Dazu gehöre der Abbau der Arbeitslosigkeit oder die Aufnahme der Schuldenbremse ins Grundgesetz. Auch der umstrittene Gesundheitsfonds habe sich als richtig erwiesen, um die Kosten stabil zu halten. Für die nächste Wahlperiode signalisierte Merkel Entlastungen für die Wirtschaft im Zuge einer weiteren Unternehmenssteuerreform. Klatschen wollten die Sozialdemokraten nach der Rede der Kanzlerin nicht.
"Deutschland ist ein sozialdemokratisches Land"
"Wir haben das Beste daraus gemacht", sagte Steinmeier über die Arbeit der Koalition, die nach seinen Worten von einer "sozialdemokratischen Handschrift" geprägt war. Die Politik habe sich in der Krise bewährt. Er warf Union und FDP leere Versprechungen im Wahlkampf vor: "Wer in einer solchen Situation massive Steuersenkungen verspricht, der täuscht die Wähler. Das kostet Vertrauen in die Demokratie."
Der Außenminister warnte davor, den Ausstieg aus der Atomenergie rückgängig zu machen. Ansonst drohe ein "gesellschaftlicher Großkonflikt". "Wir stehen vor Jahren, in denen der Rückzug des Staates nicht mehr auf dem Programm steht", erklärte der Vizekanzler. "Das werden Jahre der Gestaltung, die vor uns liegen, oder verlorene Jahre sein". An die Adresse von Union und FDP gerichtet fügte er hinzu: "Deutschland ist ein sozialdemokratisches Land. .. Deshalb werden sich ihre Blütenträume einer neuen Regierung nicht erfüllen".
Seine Koalitionsabsichten lässt Steinmeier im Vagen. Im Grunde empfiehlt er die SPD an diesem Tag aber in erster Linie als notwendiges Korrektiv in einer neuen Großen Koalition.
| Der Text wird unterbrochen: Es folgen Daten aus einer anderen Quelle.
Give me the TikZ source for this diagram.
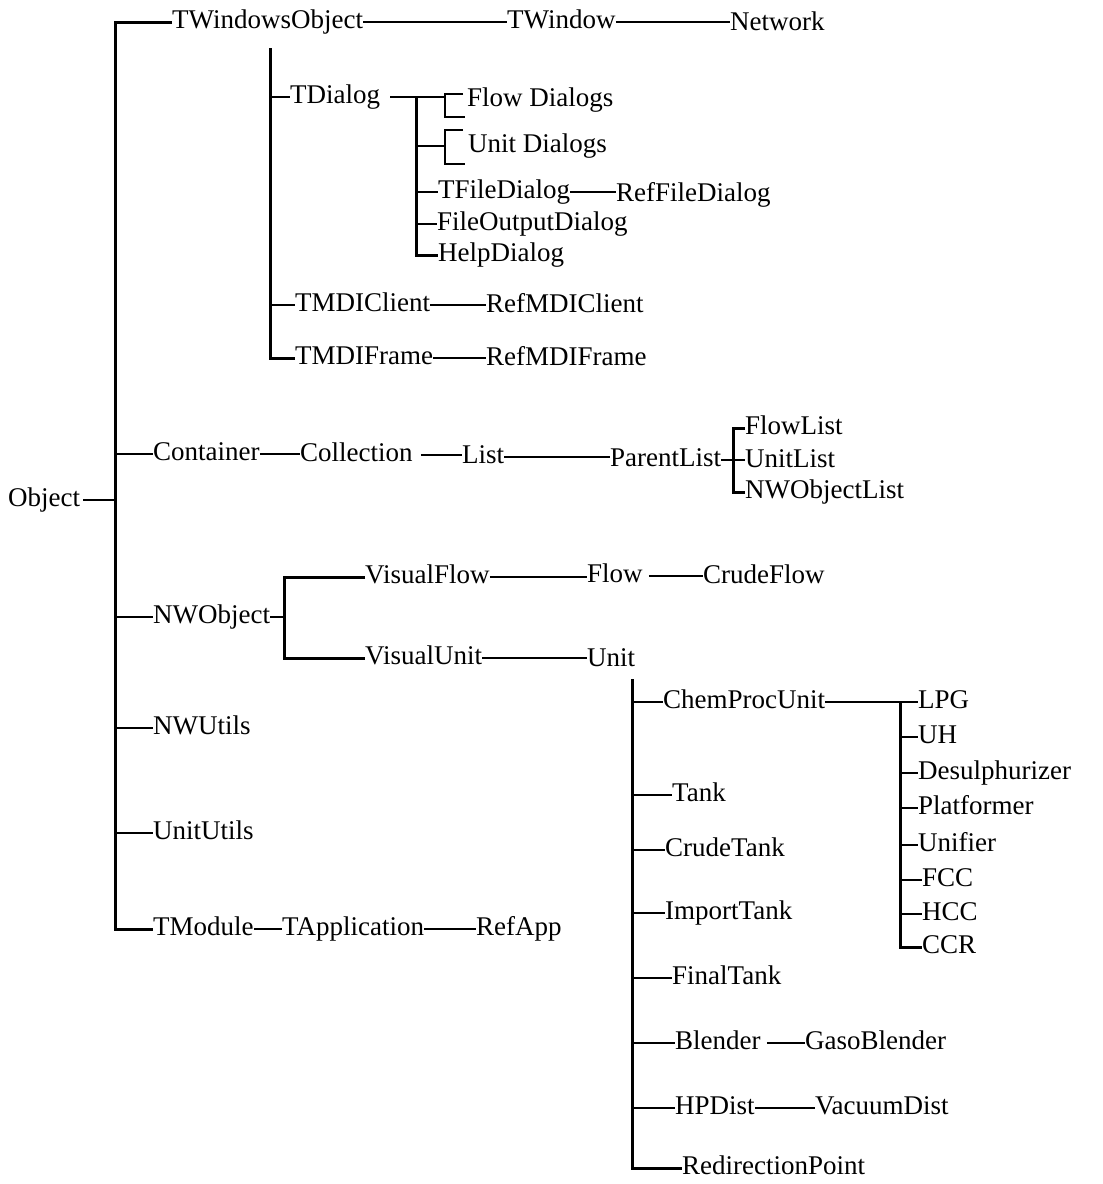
\documentclass[tikz,border=0pt]{standalone}
\usepackage{fontspec}
\setmainfont{Liberation Serif}
\begin{document}
\begin{tikzpicture}[x=1pt,y=-1pt,
  lbl/.style={font=\fontsize{27}{31}\selectfont, inner sep=0pt, anchor=west,
              text height=17pt, text depth=5pt},
  edge/.style={line width=2.6pt, line join=miter},
  trunk/.style={line width=3pt, line join=miter}]
\useasboundingbox (0,0) rectangle (1103,1184);

% ---- class names ----
\node[lbl] (obj)      at (8,500)   {Object};
\node[lbl] (twobj)    at (172,22)  {TWindowsObject};
\node[lbl] (twin)     at (507,22)  {TWindow};
\node[lbl] (net)      at (730,24)  {Network};
\node[lbl] (tdlg)     at (290,97)  {TDialog};
\node[lbl] (flowdlg)  at (467,100) {Flow Dialogs};
\node[lbl] (unitdlg)  at (468,146) {Unit Dialogs};
\node[lbl] (tfile)    at (438,192) {TFileDialog};
\node[lbl] (reffile)  at (616,195) {RefFileDialog};
\node[lbl] (fileout)  at (437,224) {FileOutputDialog};
\node[lbl] (help)     at (438,255) {HelpDialog};
\node[lbl] (tmdic)    at (295,305) {TMDIClient};
\node[lbl] (refmdic)  at (486,306) {RefMDIClient};
\node[lbl] (tmdif)    at (295,358) {TMDIFrame};
\node[lbl] (refmdif)  at (486,359) {RefMDIFrame};

\node[lbl] (cont)     at (153,454) {Container};
\node[lbl] (coll)     at (300,455) {Collection};
\node[lbl] (list)     at (462,457) {List};
\node[lbl] (parent)   at (610,460) {ParentList};
\node[lbl] (flowlist) at (745,428) {FlowList};
\node[lbl] (unitlist) at (745,461) {UnitList};
\node[lbl] (nwlist)   at (745,492) {NWObjectList};

\node[lbl] (nwobj)    at (153,617) {NWObject};
\node[lbl] (vflow)    at (365,577) {VisualFlow};
\node[lbl] (flow)     at (587,576) {Flow};
\node[lbl] (crude)    at (703,577) {CrudeFlow};
\node[lbl] (vunit)    at (365,658) {VisualUnit};
\node[lbl] (unit)     at (587,660) {Unit};

\node[lbl] (chem)     at (663,702) {ChemProcUnit};
\node[lbl] (lpg)      at (918,702) {LPG};
\node[lbl] (uh)       at (918,737) {UH};
\node[lbl] (desul)    at (918,773) {Desulphurizer};
\node[lbl] (plat)     at (918,808) {Platformer};
\node[lbl] (unif)     at (918,845) {Unifier};
\node[lbl] (fcc)      at (922,880) {FCC};
\node[lbl] (hcc)      at (922,914) {HCC};
\node[lbl] (ccr)      at (922,947) {CCR};
\node[lbl] (tank)     at (672,795) {Tank};
\node[lbl] (ctank)    at (665,850) {CrudeTank};
\node[lbl] (itank)    at (665,913) {ImportTank};
\node[lbl] (ftank)    at (672,978) {FinalTank};
\node[lbl] (blend)    at (675,1043) {Blender};
\node[lbl] (gaso)     at (805,1043) {GasoBlender};
\node[lbl] (hpd)      at (675,1108) {HPDist};
\node[lbl] (vac)      at (815,1108) {VacuumDist};
\node[lbl] (redir)    at (682,1168) {RedirectionPoint};

\node[lbl] (nwutil)   at (153,728) {NWUtils};
\node[lbl] (uutil)    at (153,833) {UnitUtils};
\node[lbl] (tmod)     at (153,929) {TModule};
\node[lbl] (tapp)     at (282,929) {TApplication};
\node[lbl] (refapp)   at (476,929) {RefApp};

% ---- trunk x positions ----
\coordinate (trx)  at (115,0);
\coordinate (wx)   at (270,0);
\coordinate (dx)   at (416,0);
\coordinate (bx)   at (445,0);
\coordinate (plx)  at (733,0);
\coordinate (nwx)  at (284,0);
\coordinate (ux)   at (632,0);
\coordinate (cx)   at (900,0);

% ---- main trunk from Object ----
\draw[trunk] (twobj.west) -| (tmod.west -| trx) -- (tmod.west);
\draw[edge] ([xshift=3pt]obj.east) -- (obj.east -| trx);
\foreach \n in {cont,nwobj,nwutil,uutil} \draw[edge] (\n.west -| trx) -- (\n.west);

% ---- TWindowsObject branch ----
\draw[edge] (twobj.east) -- (twobj.east -| twin.west);
\draw[edge] (twin.east) -- (twin.east -| net.west);
\draw[trunk] ([yshift=-15pt]twobj.south -| wx) |- (tmdif.west);
\draw[edge] (tdlg.west -| wx) -- (tdlg.west);
\draw[edge] (tmdic.west -| wx) -- (tmdic.west);
\draw[edge] (tmdic.east) -- (tmdic.east -| refmdic.west);
\draw[edge] (tmdif.east) -- (tmdif.east -| refmdif.west);

% ---- TDialog descendants ----
\draw[edge] ([xshift=10pt]tdlg.east) -- (tdlg.east -| bx);
\draw[trunk] (tdlg.east -| dx) |- (help.west);
% bracket grouping the flow dialogs
\coordinate (fb1) at (463,94);
\coordinate (fb2) at (465,117);
\draw[edge] (fb1) -- (fb1 -| bx) -- (fb2 -| bx) -- (fb2);
% bracket grouping the unit dialogs
\coordinate (ub1) at (463,130);
\coordinate (ub2) at (465,164);
\draw[edge] (unitdlg.west -| dx) -- (unitdlg.west -| bx);
\draw[edge] (ub1) -- (ub1 -| bx) -- (ub2 -| bx) -- (ub2);
\draw[edge] (tfile.west -| dx) -- (tfile.west);
\draw[edge] (tfile.east) -- (tfile.east -| reffile.west);
\draw[edge] (fileout.west -| dx) -- (fileout.west);

% ---- Container branch ----
\draw[edge] (cont.east) -- (cont.east -| coll.west);
\draw[edge] ([xshift=8pt]coll.east) -- (coll.east -| list.west);
\draw[edge] (list.east) -- (list.east -| parent.west);
\draw[edge] (parent.east) -- (parent.east -| unitlist.west);
\draw[trunk] (flowlist.west) -| (nwlist.west -| plx) -- (nwlist.west);

% ---- NWObject branch ----
\draw[edge] (nwobj.east) -- (nwobj.east -| nwx);
\draw[trunk] (vflow.west) -| (vunit.west -| nwx) -- (vunit.west);
\draw[edge] (vflow.east) -- (vflow.east -| flow.west);
\draw[edge] ([xshift=6pt]flow.east) -- (flow.east -| crude.west);
\draw[edge] (vunit.east) -- (vunit.east -| unit.west);

% ---- Unit descendants ----
\draw[trunk] ([yshift=-8pt]unit.south -| ux) |- (redir.west);
\foreach \n in {chem,tank,ctank,itank,ftank,blend,hpd} \draw[edge] (\n.west -| ux) -- (\n.west);
\draw[edge] ([xshift=6pt]blend.east) -- (blend.east -| gaso.west);
\draw[edge] (hpd.east) -- (hpd.east -| vac.west);

% ---- ChemProcUnit descendants ----
\draw[edge] (chem.east) -- (chem.east -| lpg.west);
\draw[trunk] (lpg.west -| cx) |- (ccr.west);
\foreach \n in {uh,desul,plat,unif,fcc,hcc} \draw[edge] (\n.west -| cx) -- (\n.west);

% ---- TModule chain ----
\draw[edge] (tmod.east) -- (tmod.east -| tapp.west);
\draw[edge] (tapp.east) -- (tapp.east -| refapp.west);
\end{tikzpicture}
\end{document}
Linksfraktionschef Gregor Gysi gibt sich später künstlich verwirrt und fragt sich, ob der Außenminister Vize-Kanzler bleiben oder wirklich eine neue Koalition anführen wolle?
"Vier verlorene Jahre"
FDP-Chef Guido Westerwelle hielt der Koalition Versagen auf ganzer Linie vor: "Es waren vier verlorene Jahre". Staatsverschuldung und Steuern seien auf Rekordhöhen gestiegen. Wegen Zerrüttung stehe dies "Zwangsehe" nun kurz vor dem Ende. Westerwelle stellte bereits Bedingungen für eine Zusammengehen mit der Union nach dem 27. September: "Diese Gesundheitspolitik von Ulla Schmidt wird in einer Koalition von Union und FDP beendet. Das muss klar sein."
Für die Linkspartei forderten ihre Fraktionschefs Oskar Lafontaine und Gregor Gysi die endgültige Abkehr vom Neoliberalismus mit seinen "verheerenden" Folgen. Seine Partei sei die einzige, die für die Überwindung von Hartz IV oder das Verbot Waffenexporten kämpfe, sagte Gysi.
Grünen-Fraktionschefin Renate Künast bezeichnete Merkels Auftritt als "typische Valium-Rede". Die Regierungschefin benenne zwar die Probleme, drücke sich aber um konkrete Antworten. "Das reicht definitiv nicht aus", meinte Künast.